Bonuses. Massages. "Bring Your Pet to Work Day." Companies are resorting to extreme measures to retain the best and brightest in a lean labor market. Some are calling it "fringe benefit mania," and it's sweeping the nation. To save their bottom lines, many employers are taking a closer look at creative ways to drive employee satisfaction, loyalty and retention.
Interim Services explores the issues of an emerging workforce that can save employers millions of dollars in what is perhaps the most challenging recruitment and retention environment of the decade. Experts agree the downsizing of the 1980s and '90s forever changed the values of a growing number of American workers. And according to Interim research, companies that want to improve their recruitment and retention odds must gain a better understanding of this new breed of employee -- the "emergent worker."
Interim reports emergent workers currently make up more than 20 percent of the U.S. workforce. These workers do not like to follow rules of organizational charts, but instead thrive on gaining new experiences. The study says failure to understand the new face of the American worker can cause significant retention issues. In fact, Interim says employers must become emergent or risk alienating the top one-fifth of the workforce.
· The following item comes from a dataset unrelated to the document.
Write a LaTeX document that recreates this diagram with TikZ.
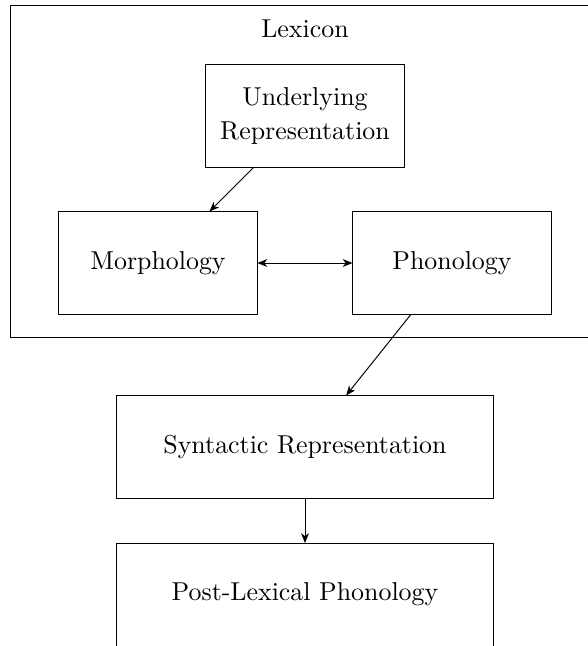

Mentoring, training and growth opportunities are good practices for reducing turnover. Interim, in conjunction with data from the human resource think tank Saratoga Institute estimates that providing these types of programs and opportunities saves companies with more than 1,000 employees up to $40 million. "Companies can either invest in providing mentoring, training and growth opportunities now or pay the costs of turnover later," states the report.
Companies should also be open to the management style of the future. According to Interim, the traditional rules of management -- not fraternizing with subordinates, respecting the organizational chart, and socializing only with those of similar rank -- may need to be tossed out the window. Instead, the new management style, which is signified by being friends with subordinates, is associated with significantly higher employee satisfaction in all aspects of work. In fact, ratings of job satisfaction, trust in employer, quality of management and employee loyalty were 25 percent higher for survey respondents who reported their supervisor was also their friend.
It's also time to dispel the myth that older workers, aged 53 and up, experience a slowdown. According to Interim, employees not only improve with age, but experience and age seem to bring about greater career satisfaction. And with such a lean labor market, older workers will become increasingly important as Generation X struggles to fill the shoes of their more mature coworkers. The good news, states the report, is that today's census figures indicate people are working longer, retiring later and in better health today than ever before.
An often-overlooked trouble spot for emergent workers is poor supervisor performance -- one of the most basic components of employee retention. "No matter how much a company invests in fringe benefits, a bad supervisor can override that effort and cause employees to leave," concludes the report. "Good supervisor performance is a minimum requirement for employees to stay with an employer."